Farm Progress

Tile: Will It Pay For Itself, And How Can The Cost Be Covered?Tile: Will It Pay For Itself, And How Can The Cost Be Covered?

July 21, 2010

4 Min Read

For many Corn Belt farmers this is the third year of excessive moisture, or at least too much to expect a crop of optimum yield. Wet soils not only delay planting, but cause root deterioration of crops where water prevents uptake of essential oxygen. While the problems with moisture stem from excessive rainfall are there some tactics you can use to better manage the ponds in your fields? After all, three years of ponds cuts the yield average substantially.

Iowa State University Economist Don Hofstrand has created a Drainage Economics newsletter, which suggests that tile drainage be designed so the water table between the tile lines can be lowered within 24 hours after a rain to prevent crop injury. Agronomists report that after 48 hours in water corn roots will begin to die, and needless to say, that is a fatal development. Hofstrand says on the second day after a rain, the water table should be lowered a foot below the soil surface, and day three should bring the water table to 1.5 ft. below the surface.

While there are numerous patterns for drainage tile fields, Hofstrand says your investment should be based on whether higher crop returns will justify it. While secondary reasons include quicker drydown for fieldwork and a longer fieldwork window, he says consistent yields should be the top priority, because that allows for more efficient use of resources and reduces your financial risk. Beyond those economic conditions, there are numerous agronomic factors. But one of the major considerations is the fact that a good drainage system will increase the value of the land and drainage can be capitalized into the value of the land.

He says the most difficult decision is computing the yield benefit, and then weighing it against the cost of the tile. A 10-bu. response for corn and a 4-bu. response from beans will both add about $35 revenue/acre, and that revenue amortized over a number of years will determine the value of tiling. Once an annual return is computed, consider the fact that yields and prices may both increase over time, so correcting the problem today will accelerate the payback. If the cost of tiling is $500/acre, Hofstrand says the payback period would be five years, if the increased yield has a $100 value. In addition to the cost of the tile, there will also be marginal increases in cost for more fertilizer, drying and storage, hauling and the maintenance of the drainage system.

If the cost is too high to tile your farm, or even an 80-acre field, Hofstrand suggests several alternatives to reduce the outlay. In addition to taking bids on the cost of tiling an entire field, he says the drainage can be designed at once, but installed in sections as funds are available. Also, determine how much money you can spend, and have a drainage system installed that will provide the most benefit for that amount of money.

If the operator is separate from the owner, Hofstrand says the landowner typically pays for the tiling cost, since it increases the value of the land asset. However, that could justify a slightly higher rental rate charged to the operator. The incremental increase for cash rent could reflect that portion of a higher net income anticipated from the improved drainage, or a small percent of the cost of the tiling.

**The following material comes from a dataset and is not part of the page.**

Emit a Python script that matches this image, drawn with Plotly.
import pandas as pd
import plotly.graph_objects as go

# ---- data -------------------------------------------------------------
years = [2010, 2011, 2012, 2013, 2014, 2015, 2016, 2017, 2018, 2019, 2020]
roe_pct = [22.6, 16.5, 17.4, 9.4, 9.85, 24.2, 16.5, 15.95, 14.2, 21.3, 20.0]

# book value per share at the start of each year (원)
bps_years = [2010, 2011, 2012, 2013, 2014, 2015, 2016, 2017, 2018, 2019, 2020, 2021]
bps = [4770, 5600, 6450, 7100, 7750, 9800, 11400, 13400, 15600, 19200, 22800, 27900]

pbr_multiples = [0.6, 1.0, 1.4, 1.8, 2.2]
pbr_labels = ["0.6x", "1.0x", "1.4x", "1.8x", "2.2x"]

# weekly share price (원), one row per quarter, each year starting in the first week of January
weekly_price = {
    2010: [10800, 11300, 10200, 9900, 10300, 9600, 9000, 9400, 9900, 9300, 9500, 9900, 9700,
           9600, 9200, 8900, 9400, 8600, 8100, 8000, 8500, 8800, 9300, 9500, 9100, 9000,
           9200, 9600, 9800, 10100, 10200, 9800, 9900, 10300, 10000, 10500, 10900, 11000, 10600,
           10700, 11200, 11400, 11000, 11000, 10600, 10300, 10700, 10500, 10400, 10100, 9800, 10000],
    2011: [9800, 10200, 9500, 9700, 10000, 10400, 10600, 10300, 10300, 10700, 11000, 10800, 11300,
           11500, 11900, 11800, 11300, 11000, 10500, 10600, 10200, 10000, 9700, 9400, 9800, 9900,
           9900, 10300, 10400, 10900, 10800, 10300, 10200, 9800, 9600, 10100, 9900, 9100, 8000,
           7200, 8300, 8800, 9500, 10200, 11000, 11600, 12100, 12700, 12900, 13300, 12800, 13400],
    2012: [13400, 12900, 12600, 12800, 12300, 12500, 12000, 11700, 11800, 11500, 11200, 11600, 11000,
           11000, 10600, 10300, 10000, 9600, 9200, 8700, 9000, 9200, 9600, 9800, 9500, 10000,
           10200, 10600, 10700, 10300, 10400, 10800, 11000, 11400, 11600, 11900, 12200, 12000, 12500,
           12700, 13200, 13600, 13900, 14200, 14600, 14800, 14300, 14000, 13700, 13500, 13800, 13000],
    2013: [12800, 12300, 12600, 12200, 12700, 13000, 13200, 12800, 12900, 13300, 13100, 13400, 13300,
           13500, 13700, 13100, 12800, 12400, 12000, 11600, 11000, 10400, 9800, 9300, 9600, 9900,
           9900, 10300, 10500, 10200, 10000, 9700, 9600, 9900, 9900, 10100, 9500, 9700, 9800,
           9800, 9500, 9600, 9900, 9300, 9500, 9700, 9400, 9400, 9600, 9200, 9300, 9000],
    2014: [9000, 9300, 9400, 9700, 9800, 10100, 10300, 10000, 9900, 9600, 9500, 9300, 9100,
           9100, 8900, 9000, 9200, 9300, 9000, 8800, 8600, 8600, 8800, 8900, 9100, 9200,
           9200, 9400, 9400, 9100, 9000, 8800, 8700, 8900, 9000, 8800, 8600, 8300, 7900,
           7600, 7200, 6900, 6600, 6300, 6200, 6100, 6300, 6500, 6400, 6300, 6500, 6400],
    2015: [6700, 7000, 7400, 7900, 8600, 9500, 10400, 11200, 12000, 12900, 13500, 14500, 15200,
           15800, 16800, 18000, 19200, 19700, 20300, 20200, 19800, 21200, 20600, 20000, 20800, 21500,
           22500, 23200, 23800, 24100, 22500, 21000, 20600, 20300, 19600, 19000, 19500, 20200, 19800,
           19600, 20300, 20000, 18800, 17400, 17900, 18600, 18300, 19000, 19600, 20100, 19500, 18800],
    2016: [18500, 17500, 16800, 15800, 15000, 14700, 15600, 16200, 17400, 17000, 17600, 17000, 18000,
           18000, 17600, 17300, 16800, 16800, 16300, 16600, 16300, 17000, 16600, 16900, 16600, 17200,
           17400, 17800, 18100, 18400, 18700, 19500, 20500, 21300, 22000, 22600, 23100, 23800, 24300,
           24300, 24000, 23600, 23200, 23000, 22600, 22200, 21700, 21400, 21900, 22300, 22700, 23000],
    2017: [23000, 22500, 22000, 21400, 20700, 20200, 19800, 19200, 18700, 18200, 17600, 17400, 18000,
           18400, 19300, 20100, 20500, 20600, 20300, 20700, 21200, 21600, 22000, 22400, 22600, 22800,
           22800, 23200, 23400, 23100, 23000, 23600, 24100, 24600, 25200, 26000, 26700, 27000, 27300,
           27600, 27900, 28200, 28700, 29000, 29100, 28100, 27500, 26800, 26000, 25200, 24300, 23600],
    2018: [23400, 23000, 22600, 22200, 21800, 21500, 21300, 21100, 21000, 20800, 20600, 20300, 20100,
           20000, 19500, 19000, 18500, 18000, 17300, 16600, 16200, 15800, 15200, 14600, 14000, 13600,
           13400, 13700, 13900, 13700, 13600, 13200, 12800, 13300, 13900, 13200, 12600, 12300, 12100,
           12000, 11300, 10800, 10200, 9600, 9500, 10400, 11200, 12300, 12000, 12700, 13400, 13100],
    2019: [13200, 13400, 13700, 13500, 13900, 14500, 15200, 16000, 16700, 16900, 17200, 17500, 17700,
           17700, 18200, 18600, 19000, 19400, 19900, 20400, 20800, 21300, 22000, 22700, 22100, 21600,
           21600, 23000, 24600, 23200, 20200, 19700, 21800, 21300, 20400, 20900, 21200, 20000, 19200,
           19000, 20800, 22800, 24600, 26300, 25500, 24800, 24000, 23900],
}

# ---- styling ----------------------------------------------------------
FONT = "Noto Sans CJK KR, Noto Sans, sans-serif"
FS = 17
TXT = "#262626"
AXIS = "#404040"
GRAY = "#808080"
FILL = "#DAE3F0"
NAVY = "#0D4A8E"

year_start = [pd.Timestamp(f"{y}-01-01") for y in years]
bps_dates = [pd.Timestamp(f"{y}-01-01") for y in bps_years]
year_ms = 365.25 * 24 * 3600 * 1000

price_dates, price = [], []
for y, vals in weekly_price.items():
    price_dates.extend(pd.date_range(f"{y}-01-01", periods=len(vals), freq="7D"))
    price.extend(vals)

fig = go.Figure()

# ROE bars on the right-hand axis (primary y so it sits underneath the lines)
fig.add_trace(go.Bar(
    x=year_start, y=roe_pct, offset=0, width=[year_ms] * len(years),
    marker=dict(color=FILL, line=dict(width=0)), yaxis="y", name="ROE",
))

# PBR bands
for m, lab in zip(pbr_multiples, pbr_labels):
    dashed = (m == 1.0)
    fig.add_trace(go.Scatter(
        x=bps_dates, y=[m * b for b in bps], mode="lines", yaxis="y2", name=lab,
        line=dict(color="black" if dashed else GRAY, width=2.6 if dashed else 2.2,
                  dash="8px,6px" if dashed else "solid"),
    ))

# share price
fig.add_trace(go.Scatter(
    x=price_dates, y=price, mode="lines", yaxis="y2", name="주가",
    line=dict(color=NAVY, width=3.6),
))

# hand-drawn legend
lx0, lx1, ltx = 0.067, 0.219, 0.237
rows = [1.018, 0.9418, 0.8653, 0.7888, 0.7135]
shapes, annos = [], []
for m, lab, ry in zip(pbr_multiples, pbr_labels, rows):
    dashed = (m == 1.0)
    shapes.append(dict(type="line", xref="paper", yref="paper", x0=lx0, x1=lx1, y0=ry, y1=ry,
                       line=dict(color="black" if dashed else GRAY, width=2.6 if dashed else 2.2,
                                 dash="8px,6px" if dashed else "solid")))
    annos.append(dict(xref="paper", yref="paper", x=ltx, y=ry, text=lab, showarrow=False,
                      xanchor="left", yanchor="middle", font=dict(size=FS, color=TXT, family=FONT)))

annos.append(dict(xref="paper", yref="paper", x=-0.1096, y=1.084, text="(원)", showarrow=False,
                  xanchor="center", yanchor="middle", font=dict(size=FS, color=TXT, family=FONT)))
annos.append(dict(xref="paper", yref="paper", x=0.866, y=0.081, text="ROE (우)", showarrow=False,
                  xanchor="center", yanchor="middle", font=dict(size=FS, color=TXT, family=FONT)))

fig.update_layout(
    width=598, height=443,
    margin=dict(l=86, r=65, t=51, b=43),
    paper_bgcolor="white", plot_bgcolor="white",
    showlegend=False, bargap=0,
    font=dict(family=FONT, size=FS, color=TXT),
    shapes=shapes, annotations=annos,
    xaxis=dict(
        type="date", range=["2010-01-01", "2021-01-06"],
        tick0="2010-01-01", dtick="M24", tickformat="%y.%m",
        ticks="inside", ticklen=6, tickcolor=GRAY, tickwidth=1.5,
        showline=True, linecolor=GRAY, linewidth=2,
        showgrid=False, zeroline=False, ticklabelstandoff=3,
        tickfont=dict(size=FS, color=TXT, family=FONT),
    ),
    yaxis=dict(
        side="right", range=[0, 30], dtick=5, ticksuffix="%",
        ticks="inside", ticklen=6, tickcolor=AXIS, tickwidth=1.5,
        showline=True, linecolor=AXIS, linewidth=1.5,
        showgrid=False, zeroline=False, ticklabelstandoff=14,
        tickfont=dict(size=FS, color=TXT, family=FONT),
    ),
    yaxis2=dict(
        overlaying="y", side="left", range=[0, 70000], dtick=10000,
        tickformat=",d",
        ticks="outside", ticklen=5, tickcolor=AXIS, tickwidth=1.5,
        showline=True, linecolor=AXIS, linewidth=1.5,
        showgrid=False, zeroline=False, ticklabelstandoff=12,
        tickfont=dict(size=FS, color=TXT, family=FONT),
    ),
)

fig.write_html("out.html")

If the operator pays for the tiling, there would be no justification for any rental increase, but the operator should be concerned that his investment will not be recouped, should he lose the lease on the farmland. Either a long-term lease could be negotiated, or have a series of one year leases, with a separate agreement that covers the cost of the tiling. The agreement buyout would decline over time as the cost of the tiling is paid off.

A shared strategy could also be developed with the use of a crop share lease, which would give a share of the additional yield to both the owner and the operator. The lease might also include a buyout, should the operator leave the farm earlier than the amortization period.

Drainage tile can more than pay for itself in short order with springs like the past several. It not only allows more timely fieldwork, but also helps an operator strive toward an optimum yield. Paying for the drainage tile is done with the increase in yield and the additional revenue generated. Typically landowners pay for tiling since it enhances the value of the land. Operators may be charged slightly higher cash rent in return for the improvements to the land. If operators have to pay for the tile themselves, agreements should be negotiated with the owner for a buyout, should the leasing period not cover the amortization period of the tile.